The Trevor household was not a bookish one, but Trevor's mother learnt to submerge her frustration at the slow pace of small-town life in historical romances from the Argosy Library, a book-lending service available at most sweet shops at the time. And eventually an orange-jacketed edition of Agatha Christie's Ten Little Indians, found on a shelf in Hogan's Newsagency, Tipperary, helped her adolescent elder son overcome his resistance to what he viewed as the staid, adult occupation of reading. Further Christies were then feverishly consumed, followed by Sapper and Edgar Wallace. "For years I read nothing else, and am a considerable expert on the detective fiction of that period, even to this day."
At 14, Trevor began a two-year spell as one of only 12 boarders at Dublin's 120-pupil Sandford Park, then a boys-only school with a reputation for liberalism and to which the sons of many locals intellectuals, Conor Cruise O'Brien among them, were sent. "It was a very homesick time,' he says. "You couldn't pick friends out of just a dozen people, and there was a feeling of great Dickensian grimness as this other galaxy of different types cycled off each day, most particularly at weekends."
He was then transferred to the fee-paying St. Columba's in the hills beyond the city of Dublin, although his father was to protest until his dying day that financial strain of this almost broke him. Here, sophisticated classmates laughed at a provincial accent which, Trevor admits, was hurriedly modified.

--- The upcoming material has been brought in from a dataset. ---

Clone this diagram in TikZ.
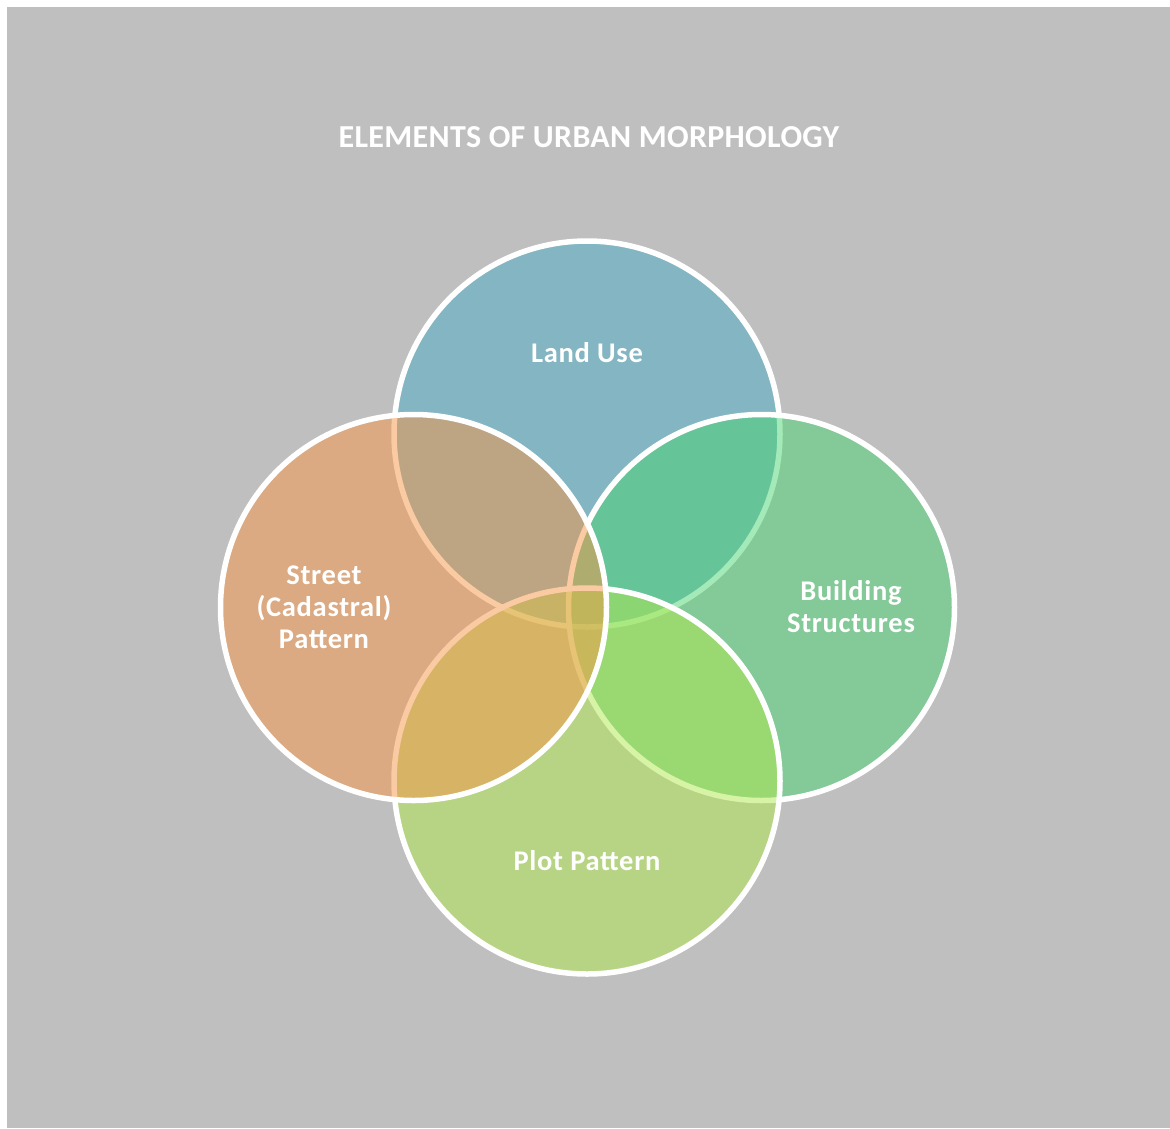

Other memories of its spartan regime include those of regulation nude bathing outdoors for boys and masters alike, and a contact with women limited to the vicarious appreciation of a classmate's formidable crush on Ingrid Bergman.
At St. Columba's he settled into a group which regularly cycled down into the city in the early hours to eat vast fry-ups at the Green Rooster cafe. "From there we'd go to the Shelbourne Hotel to try to persuade the hall porter to give us a drink. He never would. There was a boy called Popeye Jameson - one of the whisky people - who'd say, 'I think my father is staying here at the moment,' to which the reply would be, 'I don't think he is, sir.' That would be the end of that and we'd have to cycle back."
Word of these nocturnal sorties reached the headmaster on the day war ended and two of the group, who were prefects, were expelled, partly because of the rumour that the Green Rooster also functioned as a brothel. "I think that hint came from the headmaster's wife. He wouldn't have dared even to think of that eventuality."
Steeped as he was in the rhythms of a less cosmopolitan life, Trevor found Dublin a daunting place and, despite having gone on to take his degree at Trinity, he still retains the sense of being a stranger there. Nor has the subsequent experience of living in England since the '50s or of spending time abroad diminished his bond with towns like those through which his family once made its unhappy way.
"I'm very aware of belonging to the Irish provinces, even though it's not to one particular place," he says. "I have the feeling of being at home there even in towns I've never lived in."